When it comes to investing, **options** and **stocks** are two of the most common instruments available. However, they differ significantly in terms of their structure, risk, and potential for return. Understanding these differences is crucial for any investor looking to diversify their portfolio or enter the world of financial markets.
1. Nature of the Asset
The most fundamental difference between options and stocks is the nature of the asset itself:
- Stocks: When you buy a stock, you acquire partial ownership in a company. This means you are entitled to vote in shareholder meetings and receive dividends (if paid by the company).
- Options: An option is a financial contract that gives you the right to buy or sell an underlying asset (such as a stock) at a specific price within a given time frame. However, you don’t own the underlying asset unless you exercise the option.
2. Risk and Reward
While both stocks and options can provide significant returns, the risk profiles are quite different:
- Stocks: The risk of holding stocks is limited to the amount you invest. If a company's stock value drops to zero, you lose your entire investment. However, stocks have the potential for long-term growth and can generate dividends.
- Options: Options carry higher risk because they can expire worthless. If the price of the underlying asset doesn't move in the direction you anticipated, you could lose the entire premium paid for the option. However, options also offer leverage, allowing you to control a larger position with a smaller initial investment.
3. Time Horizon
The time frame in which you plan to hold the asset varies significantly between options and stocks:
- Stocks: Stocks are typically a long-term investment. Investors buy and hold stocks for years, benefiting from the company’s growth, dividends, and capital appreciation.
- Options: Options are generally short-term instruments. They have expiration dates, which could range from a few days to several months. As a result, options require a more active approach, as they need to be monitored for timely execution.
4. Profit Potential
While both stocks and options offer the potential for profit, the ways in which profits are realized are very different:
- Stocks: The profit from stocks typically comes from **capital appreciation** (when the stock price increases) and **dividends** (if paid). Long-term investors benefit from gradual price increases over time.
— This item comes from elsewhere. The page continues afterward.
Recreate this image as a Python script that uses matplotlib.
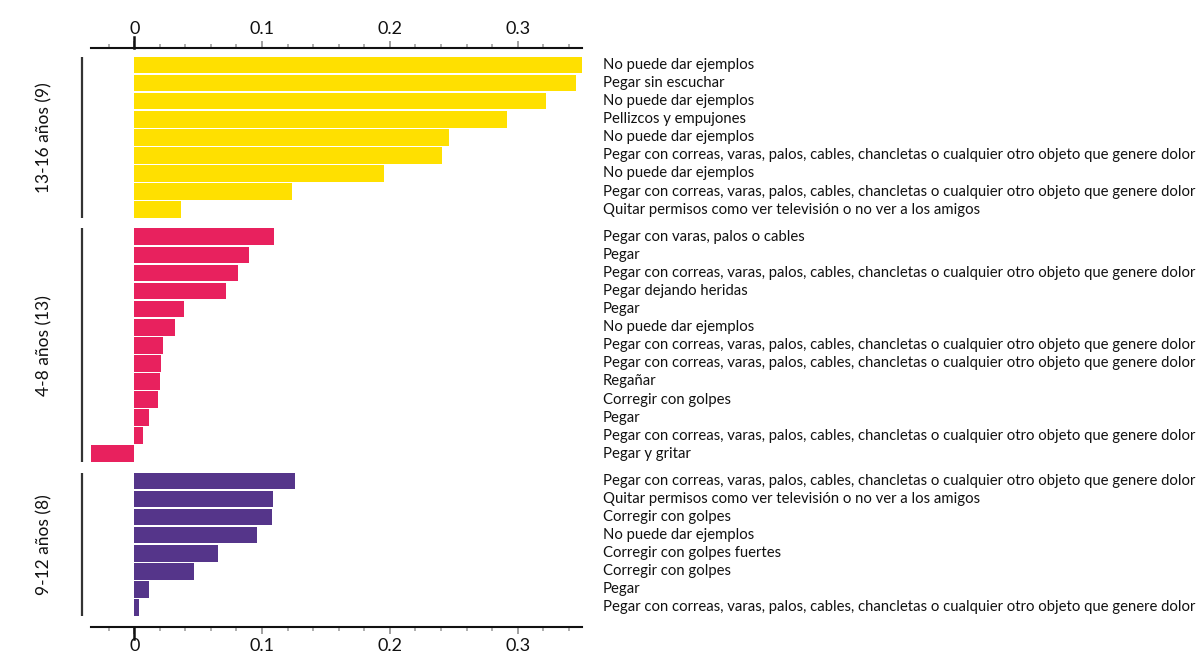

- Options: Profits from options come from price movement in the underlying asset. Because options are leveraged, even a small movement in the stock price can result in significant gains. However, due to the time constraint, the potential for profit is much more time-sensitive.
5. Liquidity
Liquidity refers to how easily an asset can be bought or sold in the market without affecting its price:
- Stocks: Stocks are highly liquid assets. They can be bought or sold at any time during market hours, and their prices are determined by supply and demand.
- Options: Options can be less liquid than stocks, especially for stocks with lower trading volume. Not all options may have a ready buyer or seller, and prices can fluctuate based on factors like volatility and time remaining until expiration.
6. Conclusion
In conclusion, stocks and options are two very different financial instruments, each offering unique advantages and risks. Stocks are best for long-term investors looking to build wealth gradually, while options offer higher leverage and potential for quick profits, but with higher risk. Understanding the key differences and how each works can help you make more informed investment decisions.